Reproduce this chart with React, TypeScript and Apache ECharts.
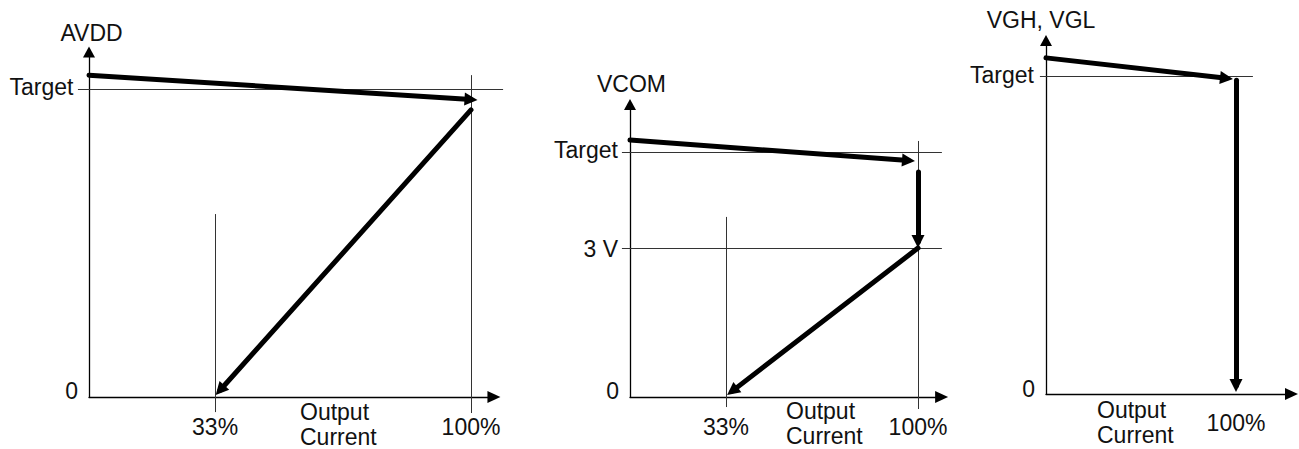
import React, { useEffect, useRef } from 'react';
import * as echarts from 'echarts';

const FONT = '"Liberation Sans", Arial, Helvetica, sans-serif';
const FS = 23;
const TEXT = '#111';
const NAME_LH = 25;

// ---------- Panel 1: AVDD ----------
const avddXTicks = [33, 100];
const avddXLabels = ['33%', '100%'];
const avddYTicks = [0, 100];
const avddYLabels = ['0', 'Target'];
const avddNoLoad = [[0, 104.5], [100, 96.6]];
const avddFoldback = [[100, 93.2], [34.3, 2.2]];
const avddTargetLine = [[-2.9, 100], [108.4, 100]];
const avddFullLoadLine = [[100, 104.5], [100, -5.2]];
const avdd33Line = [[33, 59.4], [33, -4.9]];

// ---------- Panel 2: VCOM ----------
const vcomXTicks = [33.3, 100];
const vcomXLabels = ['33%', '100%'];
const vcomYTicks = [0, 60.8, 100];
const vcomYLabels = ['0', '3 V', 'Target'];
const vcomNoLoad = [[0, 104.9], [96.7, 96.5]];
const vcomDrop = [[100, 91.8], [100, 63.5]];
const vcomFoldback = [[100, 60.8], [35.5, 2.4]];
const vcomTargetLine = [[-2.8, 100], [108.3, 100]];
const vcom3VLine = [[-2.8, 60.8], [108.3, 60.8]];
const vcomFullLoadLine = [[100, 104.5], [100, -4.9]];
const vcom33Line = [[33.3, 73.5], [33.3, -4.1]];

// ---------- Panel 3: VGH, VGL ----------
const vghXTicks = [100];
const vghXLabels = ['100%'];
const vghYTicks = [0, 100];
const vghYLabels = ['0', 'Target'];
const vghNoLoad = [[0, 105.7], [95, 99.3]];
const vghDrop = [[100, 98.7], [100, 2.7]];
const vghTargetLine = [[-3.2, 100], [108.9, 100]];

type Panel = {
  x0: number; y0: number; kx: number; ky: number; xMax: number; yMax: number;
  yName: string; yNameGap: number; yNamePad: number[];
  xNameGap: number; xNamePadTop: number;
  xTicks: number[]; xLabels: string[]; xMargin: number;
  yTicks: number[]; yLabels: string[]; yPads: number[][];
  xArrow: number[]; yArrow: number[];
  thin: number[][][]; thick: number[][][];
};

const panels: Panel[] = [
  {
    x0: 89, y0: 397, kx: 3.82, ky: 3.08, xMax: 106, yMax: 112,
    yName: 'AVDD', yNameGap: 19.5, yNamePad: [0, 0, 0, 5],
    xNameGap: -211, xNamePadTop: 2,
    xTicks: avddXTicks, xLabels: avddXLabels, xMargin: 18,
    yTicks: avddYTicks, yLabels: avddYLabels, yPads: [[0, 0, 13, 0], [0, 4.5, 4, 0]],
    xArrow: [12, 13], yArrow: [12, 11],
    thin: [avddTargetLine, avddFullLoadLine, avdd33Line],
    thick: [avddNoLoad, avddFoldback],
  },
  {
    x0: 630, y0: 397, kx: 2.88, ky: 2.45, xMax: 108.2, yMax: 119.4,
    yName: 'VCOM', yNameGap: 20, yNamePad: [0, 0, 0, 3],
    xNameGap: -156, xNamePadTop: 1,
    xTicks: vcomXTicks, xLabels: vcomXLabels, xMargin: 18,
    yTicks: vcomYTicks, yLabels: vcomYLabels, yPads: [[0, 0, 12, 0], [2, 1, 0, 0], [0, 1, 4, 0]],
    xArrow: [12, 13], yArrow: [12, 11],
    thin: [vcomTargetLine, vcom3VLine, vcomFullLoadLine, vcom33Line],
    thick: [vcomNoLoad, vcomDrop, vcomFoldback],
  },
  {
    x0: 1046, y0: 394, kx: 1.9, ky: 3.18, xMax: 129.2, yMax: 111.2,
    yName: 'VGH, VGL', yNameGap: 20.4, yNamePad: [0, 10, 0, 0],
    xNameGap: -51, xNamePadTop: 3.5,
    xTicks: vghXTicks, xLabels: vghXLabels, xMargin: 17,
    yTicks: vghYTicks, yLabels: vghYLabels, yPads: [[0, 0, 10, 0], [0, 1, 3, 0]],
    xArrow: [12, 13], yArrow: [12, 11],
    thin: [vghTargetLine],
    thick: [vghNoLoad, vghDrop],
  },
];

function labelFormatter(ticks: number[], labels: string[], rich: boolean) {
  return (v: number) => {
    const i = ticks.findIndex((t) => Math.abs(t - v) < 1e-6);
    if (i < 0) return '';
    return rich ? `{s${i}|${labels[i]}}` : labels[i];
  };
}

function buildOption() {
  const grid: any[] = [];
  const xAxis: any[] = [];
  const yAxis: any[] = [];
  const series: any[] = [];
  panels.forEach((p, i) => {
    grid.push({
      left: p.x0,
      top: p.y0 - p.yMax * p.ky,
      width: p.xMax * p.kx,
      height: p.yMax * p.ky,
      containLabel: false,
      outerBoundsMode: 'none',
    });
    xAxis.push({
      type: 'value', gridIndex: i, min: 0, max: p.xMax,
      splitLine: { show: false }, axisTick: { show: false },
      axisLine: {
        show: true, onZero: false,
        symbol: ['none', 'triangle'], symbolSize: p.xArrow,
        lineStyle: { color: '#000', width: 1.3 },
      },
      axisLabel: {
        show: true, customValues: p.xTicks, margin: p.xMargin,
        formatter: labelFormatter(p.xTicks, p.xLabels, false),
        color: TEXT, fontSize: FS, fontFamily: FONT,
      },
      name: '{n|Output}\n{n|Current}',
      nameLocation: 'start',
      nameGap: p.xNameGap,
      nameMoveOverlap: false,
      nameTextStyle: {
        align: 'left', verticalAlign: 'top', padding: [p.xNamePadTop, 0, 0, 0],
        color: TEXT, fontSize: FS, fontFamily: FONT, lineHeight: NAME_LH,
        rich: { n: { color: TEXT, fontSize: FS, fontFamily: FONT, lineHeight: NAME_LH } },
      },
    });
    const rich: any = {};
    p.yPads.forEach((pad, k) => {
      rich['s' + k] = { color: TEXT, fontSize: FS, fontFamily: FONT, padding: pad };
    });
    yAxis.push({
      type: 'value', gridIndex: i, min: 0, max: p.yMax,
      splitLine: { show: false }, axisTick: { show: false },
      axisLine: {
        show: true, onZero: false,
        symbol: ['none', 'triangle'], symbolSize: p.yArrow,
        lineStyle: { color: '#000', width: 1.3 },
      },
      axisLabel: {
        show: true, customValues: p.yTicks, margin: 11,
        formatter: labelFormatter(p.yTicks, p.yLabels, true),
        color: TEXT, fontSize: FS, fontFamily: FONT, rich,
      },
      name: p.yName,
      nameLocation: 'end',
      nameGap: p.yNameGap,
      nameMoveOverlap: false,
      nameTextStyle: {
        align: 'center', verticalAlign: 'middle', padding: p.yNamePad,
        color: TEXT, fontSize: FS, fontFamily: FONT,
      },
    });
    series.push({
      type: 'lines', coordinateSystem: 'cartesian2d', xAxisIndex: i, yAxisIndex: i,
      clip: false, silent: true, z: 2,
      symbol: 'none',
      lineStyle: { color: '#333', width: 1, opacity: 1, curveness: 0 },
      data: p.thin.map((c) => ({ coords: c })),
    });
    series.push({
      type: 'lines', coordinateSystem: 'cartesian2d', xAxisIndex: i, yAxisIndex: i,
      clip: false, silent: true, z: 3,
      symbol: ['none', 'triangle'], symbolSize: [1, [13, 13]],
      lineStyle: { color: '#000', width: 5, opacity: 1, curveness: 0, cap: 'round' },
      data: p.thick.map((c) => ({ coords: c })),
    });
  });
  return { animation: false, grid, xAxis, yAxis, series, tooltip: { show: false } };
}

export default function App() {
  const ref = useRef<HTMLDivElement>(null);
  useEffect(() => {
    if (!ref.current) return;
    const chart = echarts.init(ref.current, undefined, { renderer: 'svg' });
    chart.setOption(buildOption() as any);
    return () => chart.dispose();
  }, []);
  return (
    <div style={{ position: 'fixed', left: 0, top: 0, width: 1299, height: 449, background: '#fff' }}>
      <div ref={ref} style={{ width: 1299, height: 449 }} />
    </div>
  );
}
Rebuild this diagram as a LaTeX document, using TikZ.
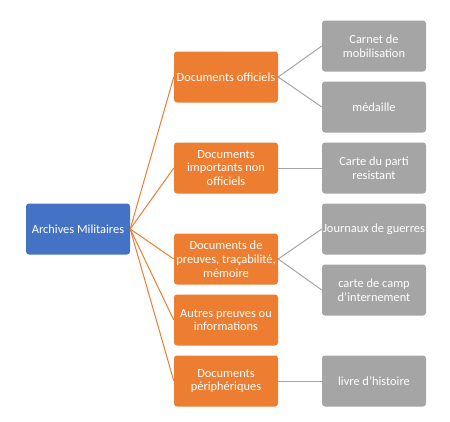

********

■ WORK INSTRUCTIONS: Leave out any pictures, please, and quote only the lines from the top of the data through the line that contains "const avdd33Line = [[33, 59.4], [33, -4.9]];".

■ REPLY TO THE EXERCISE:
Reproduce this chart with React, TypeScript and Apache ECharts.
import React, { useEffect, useRef } from 'react';
import * as echarts from 'echarts';

const FONT = '"Liberation Sans", Arial, Helvetica, sans-serif';
const FS = 23;
const TEXT = '#111';
const NAME_LH = 25;

// ---------- Panel 1: AVDD ----------
const avddXTicks = [33, 100];
const avddXLabels = ['33%', '100%'];
const avddYTicks = [0, 100];
const avddYLabels = ['0', 'Target'];
const avddNoLoad = [[0, 104.5], [100, 96.6]];
const avddFoldback = [[100, 93.2], [34.3, 2.2]];
const avddTargetLine = [[-2.9, 100], [108.4, 100]];
const avddFullLoadLine = [[100, 104.5], [100, -5.2]];
const avdd33Line = [[33, 59.4], [33, -4.9]];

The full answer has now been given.